I’m sixty today, and maybe a tad reflective.
I’ve graduated. I’m officially a senior citizen. The Canadian government will send me money every month just for staying alive (and because I paid into the Canada Pension Plan, but doesn’t “just for staying alive” have a cool ring to it?). I’ve reached an age beyond that of both of my mothers. This morning, I’m exhaling just a little bit.
Milestones like this cause one to reflect on life purpose, but I think I’ve got that one figured out: glorify God and enjoy Him. That’s more than enough to keep me occupied for whatever days remain for me here on this earth.
I spent time at the beginning of this year drafting a personal Rule (or Rhythm) of Life, and choosing a focus word that might be the last one I ever choose because it’s multi-faceted and all-encompassing (it’s WORD). These, intended as guides to glorifying and enjoying.
I don’t make resolutions or set goals. Honestly, I think that if I could just get a handle on how to love that would be enough. Just two things: love God and love my neighbour as myself. I try, but on too many days I fail—before my feet hit the floor, some days. I rely on the mercy of my Creator, trusting that he grants me grace in my failure and opportunity to try again.
Sometimes, I recite the Shema in my mind when I feel the blanket of not-love fall over me. Hear, O Israel, the Lord your God, the Lord is one. Listen, Linda, to this one most important thing that the Creator, the one God, asks of you. Love the Lord your God with all your heart, and mind, and soul, and strength. All encompassing. With every single thing you’ve got. Living and active.
I’m not completely sure what the loving God part looks like practically, but I keep trying to figure it out. I’m maybe marginally closer now than I was a decade ago. It’s two steps forward and one step back mostly, but it all flows from the amazing love I caught a glimpse of along the way. That, and some precious and personal gifts: the sweetness, Augustine referred to it as. It keeps me going when things get dark.
Then there’s the addendum that God’s only begotten added: And love your neighbour as yourself. There’s nothing more important than these two things, I’m told. But, that neighbour part? Yeah, that’s my Achilles heel.
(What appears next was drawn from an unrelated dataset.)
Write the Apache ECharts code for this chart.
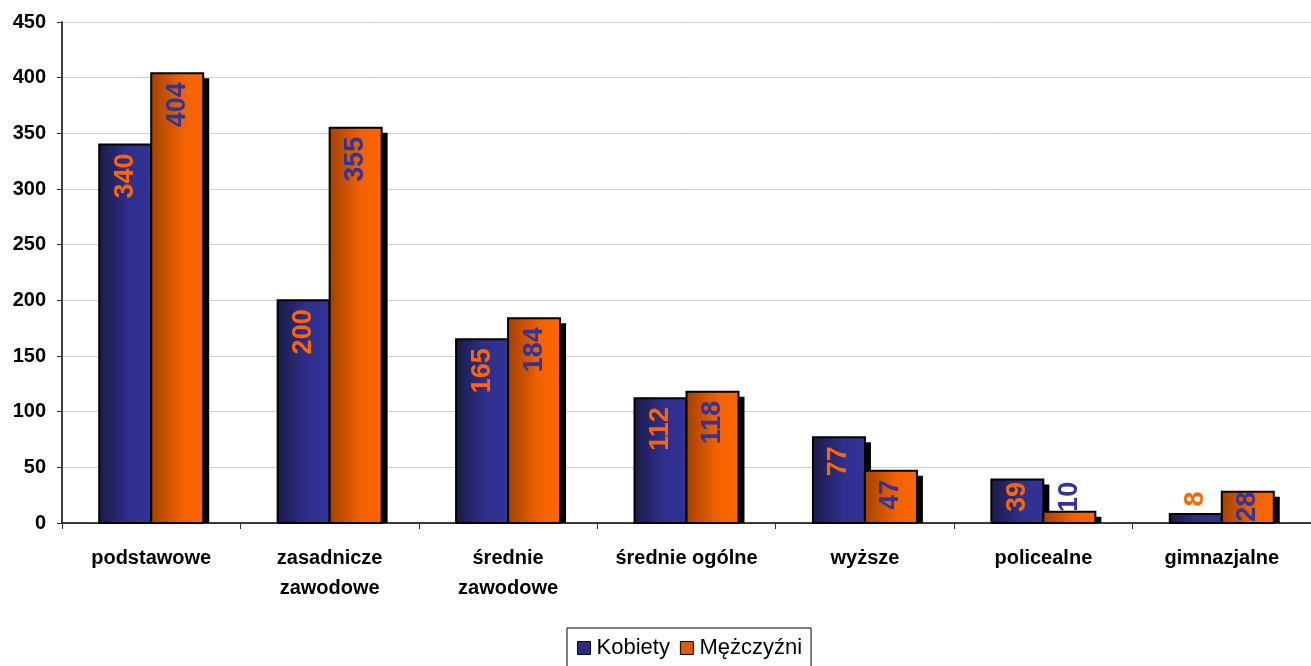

Because people. They cut you off in traffic, they have different opinions about all manner of things, they want to zig when I want to zag, and too often my first response is not love.
If I could just get a handle on what it means to love God and love people, and do it consistently, I would come to the end of my days relatively satisfied that I had done what I was called to do— that maybe I’d hear “well done” when I finally make it home.
I keep trying, and falling, and getting up again; leaning in hard to the wisdom of my Creator; remembering that faith, expressing itself through love, is the only thing that counts; and that there is nothing more important than love.
That’s the view from sixty.
Happy # 60!
Thank you, Paige!
happy, Happy, HAPPY birthday to YOU!
Thank you, Laurie!
Happy birthday to you, happy birthday to you! You’re just a youngster…with beautiful goals in mind. Couldn’t be richer than to love God and love people.
Thank you, Sherrey. I don’t feel too much like a youngster…yet, some days, I do. And yes, couldn’t be richer than to love. 🙂
Happy Birthday Linda. Beautiful reflective post.
Thanks so much, Martha.
Happy happy birthday!!!
Thank you, Tammy.
HAPPY 60th, LINDA! May this be a great year to practice the wise words of Deuteronomy 6 and grow in love. Thank you for aspiring to noble thoughts and actions and inspiring me to do the same. 🙂
Amen and amen, Marian. Thank you for being an inspiration to me too. Soli Deo gloria.
Hi Linda! I came across your website after reading your March InScribe blog post. The title of this post caught my eye. I think the reason being I had my 65th birthday on Jan. 23. Wow, 65! I used to think it was ancient. Now I’m here it’s pretty cool to learn 65 is just a number. I believe I’m eligible for a “senior’s discount” on restaurant meals but that’s about all that has changed from my perspective. I’m still active. I write a lot. I spend time with my family. I see my grandchildren growing up. How did my oldest grandchild get to be 11? I’m also, perhaps like you, still on a journey through life. It’s weird, I’m still trying to figure myself out.
I’m glad I found your website. 🙂 Oh, that reminds me I still have work to do on my own website. 🙂
Sounds like your 65 is rich and fulfilling and a gift to you and others. Priceless! Thank you for stopping by today.
As I was reading these words, understanding them from within, my thought was, “God must love Linda very much.” I am sure of that.
I am a little more than a decade older than you are, and the last decade has been one of great change from many responsibilities to fewer. Letting go, yet staying quietly active. A deeply satisfying stage of life.
Thank you for your thoughtful words, Shirley. I am sure if it too—as I’m certain of God’s love for us all. I look forward to this decade, Lord willing, as one of change and settling. I feel it already. These years provide opportunity I once only dreamed of. We are blessed to have them.